Excitement was building for the Saturday afternoon performance of The Decemberists. This seven- member Seattle-based group had the twenty-somethings head bopping in the August heat in the mosh pits to their indie-rock storytelling tunes. This group left no doubt that there's something for everyone at the Philadelphia Folk Festival. Boston folk singer Ellis Paul brought the festival back to its roots, accompanied by a beautiful piano, and later Philadelphian Tom Rush played his feel-good make-the-world-a-better-place tunes that really did have the audience feeling better. Toronto Celtic rock group, Enter the Haggis, lit the festival up with its high-energy Celtic-infused tunes that included bag pipe and fiddle. This young, hip group was appealing to all ages and had the audience clapping and dancing as the evening progressed. The night ended on a mellow note when Iron and Wine—Austin resident Sam Beam—played a solo show. With his good humor and excellent acoustic guitar playing, he had his loyal fans singing along to his always meaningful lyrics, including his tune "Naked As We Came"—a song about long-term love.

Caravan of Thieves

Sunday's groups included Works Progress Administration, The Del Mc Coury Band, and Langhorne Slim. But the crowd seemed most interested in the festival closer, The Derek Trucks Band. A long-time member of the Allman Brothers Band, Trucks was simply amazing as he played covers and originals in various styles. The band's jazz version of the Sound of Music's "My Favorite Things" was beautifully played and Trucks showed that he owned the guitar, making it sound however he wanted it to sound. Trucks' blues tunes had the audience howling in appreciation. This was a perfect ending to a great festival.
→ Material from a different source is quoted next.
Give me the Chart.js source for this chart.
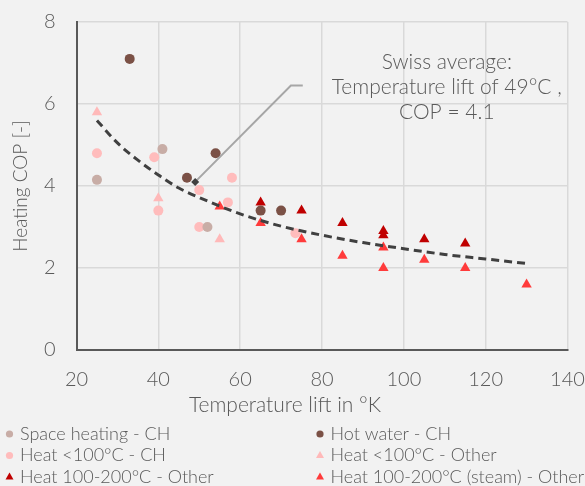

There is no doubt that The Philadelphia Folk Festival is making great changes to draw a wider audience. It seemed that the original folk audience was happy, and the festival welcomed in a new generation of music lovers who also look for meaning in their music. Folk musicians have always been about the stories they tell of peace, justice, love, and change. Groups like Iron and Wine and The Decembrist also tell stories with great meaning to a younger generation. Groups like Rebirth Brass Band, Enter the Haggis, and The Derek Trucks band are an evolution of roots music. Including these new bands while keeping the groups that made the folk fest what it is and keeping it alive for forty-eight years is a tribute to vision and dedication of the Philadelphia Folk Song Society and its 3000 volunteers. This sort of progressive thinking should carry this festival forward for the enjoyment of many more generations.